Use epoxy putty properly. Mix until you see an even color, then apply and smooth with water or a little petroleum jelly on your sculpting tools. Build armatures from foil or plastic card for capes, cloaks, or heavy hair to prevent sagging. Silicone-tipped tools, damp brushes, and toothpicks create cloth folds, seams, and bevels.

Check pose and balance on the intended base. Dry-fit and test center of gravity; add ballast to the base or adjust foot placement if the model tips. Trim joint pegs slightly and rotate fittings to create believable motion lines for dynamic poses.

Prepare for paint by cleaning with warm water and mild detergent to remove mold release and grease. Smooth joins, apply a thin layer of putty where needed, sand, then prime with a primer appropriate to each material after sculpting is complete.

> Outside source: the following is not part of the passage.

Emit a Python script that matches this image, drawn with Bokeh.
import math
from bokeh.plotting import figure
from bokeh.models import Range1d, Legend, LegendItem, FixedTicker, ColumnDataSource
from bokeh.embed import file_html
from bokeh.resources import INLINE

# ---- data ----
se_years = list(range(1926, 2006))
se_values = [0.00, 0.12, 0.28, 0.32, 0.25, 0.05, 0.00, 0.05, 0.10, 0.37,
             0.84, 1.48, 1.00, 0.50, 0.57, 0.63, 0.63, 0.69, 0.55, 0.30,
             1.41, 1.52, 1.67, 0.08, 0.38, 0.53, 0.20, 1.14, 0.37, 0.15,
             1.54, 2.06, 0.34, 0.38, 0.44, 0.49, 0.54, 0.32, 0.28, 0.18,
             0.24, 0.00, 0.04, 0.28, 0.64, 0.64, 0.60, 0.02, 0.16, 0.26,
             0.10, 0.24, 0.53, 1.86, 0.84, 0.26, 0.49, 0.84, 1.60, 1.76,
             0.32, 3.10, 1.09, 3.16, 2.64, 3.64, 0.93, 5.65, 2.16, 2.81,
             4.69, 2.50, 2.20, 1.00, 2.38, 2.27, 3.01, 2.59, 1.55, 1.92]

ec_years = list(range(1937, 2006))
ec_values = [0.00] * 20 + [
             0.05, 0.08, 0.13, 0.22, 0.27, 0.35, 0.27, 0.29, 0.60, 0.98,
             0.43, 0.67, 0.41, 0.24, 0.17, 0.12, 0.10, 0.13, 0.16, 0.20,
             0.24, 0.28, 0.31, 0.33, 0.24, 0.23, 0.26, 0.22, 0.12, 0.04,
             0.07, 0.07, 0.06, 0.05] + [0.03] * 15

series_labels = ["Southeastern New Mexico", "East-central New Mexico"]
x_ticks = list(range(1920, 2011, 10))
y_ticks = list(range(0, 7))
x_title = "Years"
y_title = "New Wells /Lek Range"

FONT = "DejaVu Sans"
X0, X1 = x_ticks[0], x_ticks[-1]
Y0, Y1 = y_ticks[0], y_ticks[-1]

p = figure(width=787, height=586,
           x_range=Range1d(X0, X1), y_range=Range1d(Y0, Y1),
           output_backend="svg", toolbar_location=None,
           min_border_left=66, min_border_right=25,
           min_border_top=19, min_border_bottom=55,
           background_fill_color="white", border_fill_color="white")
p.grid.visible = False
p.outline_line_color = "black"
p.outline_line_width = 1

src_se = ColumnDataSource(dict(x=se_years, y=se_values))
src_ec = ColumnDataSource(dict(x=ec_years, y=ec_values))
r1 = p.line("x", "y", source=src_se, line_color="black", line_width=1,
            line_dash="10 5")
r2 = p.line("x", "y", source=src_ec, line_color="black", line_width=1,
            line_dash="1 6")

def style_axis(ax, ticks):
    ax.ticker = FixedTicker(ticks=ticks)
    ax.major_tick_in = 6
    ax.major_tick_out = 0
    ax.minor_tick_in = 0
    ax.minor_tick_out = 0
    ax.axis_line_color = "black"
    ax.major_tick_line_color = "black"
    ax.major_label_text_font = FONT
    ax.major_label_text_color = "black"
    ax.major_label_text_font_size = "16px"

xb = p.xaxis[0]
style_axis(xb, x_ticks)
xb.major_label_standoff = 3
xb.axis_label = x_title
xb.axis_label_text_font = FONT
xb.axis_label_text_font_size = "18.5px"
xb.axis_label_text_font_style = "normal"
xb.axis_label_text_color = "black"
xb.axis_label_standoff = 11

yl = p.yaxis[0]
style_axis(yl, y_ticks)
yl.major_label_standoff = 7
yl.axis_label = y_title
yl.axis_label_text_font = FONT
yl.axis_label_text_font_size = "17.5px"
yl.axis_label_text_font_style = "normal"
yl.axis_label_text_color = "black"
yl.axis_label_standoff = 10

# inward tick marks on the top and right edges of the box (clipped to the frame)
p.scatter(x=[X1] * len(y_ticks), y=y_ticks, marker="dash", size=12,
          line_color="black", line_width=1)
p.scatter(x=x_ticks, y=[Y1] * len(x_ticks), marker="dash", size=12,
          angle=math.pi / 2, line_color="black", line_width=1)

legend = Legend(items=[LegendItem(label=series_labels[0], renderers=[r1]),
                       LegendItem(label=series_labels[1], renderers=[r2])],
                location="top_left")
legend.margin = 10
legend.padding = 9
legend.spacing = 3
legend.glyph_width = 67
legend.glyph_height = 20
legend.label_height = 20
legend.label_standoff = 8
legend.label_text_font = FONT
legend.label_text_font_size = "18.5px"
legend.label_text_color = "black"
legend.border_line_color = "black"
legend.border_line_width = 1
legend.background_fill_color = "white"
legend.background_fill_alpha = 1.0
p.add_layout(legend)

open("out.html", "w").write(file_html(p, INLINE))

Avoid common mistakes by working slowly, pinning heavy parts early, and allowing epoxy putty to fully cure before sanding. Start small with head swaps, weapon swaps, arm reposes, and adding purity seals or pouches. Use video tutorials, community forums, and local clubs for demonstrations and feedback. Practice clean, subtle conversions; tournament-legal models depend on clarity and durability more than grand gestures, and that approach keeps your army ready for both display and the next event.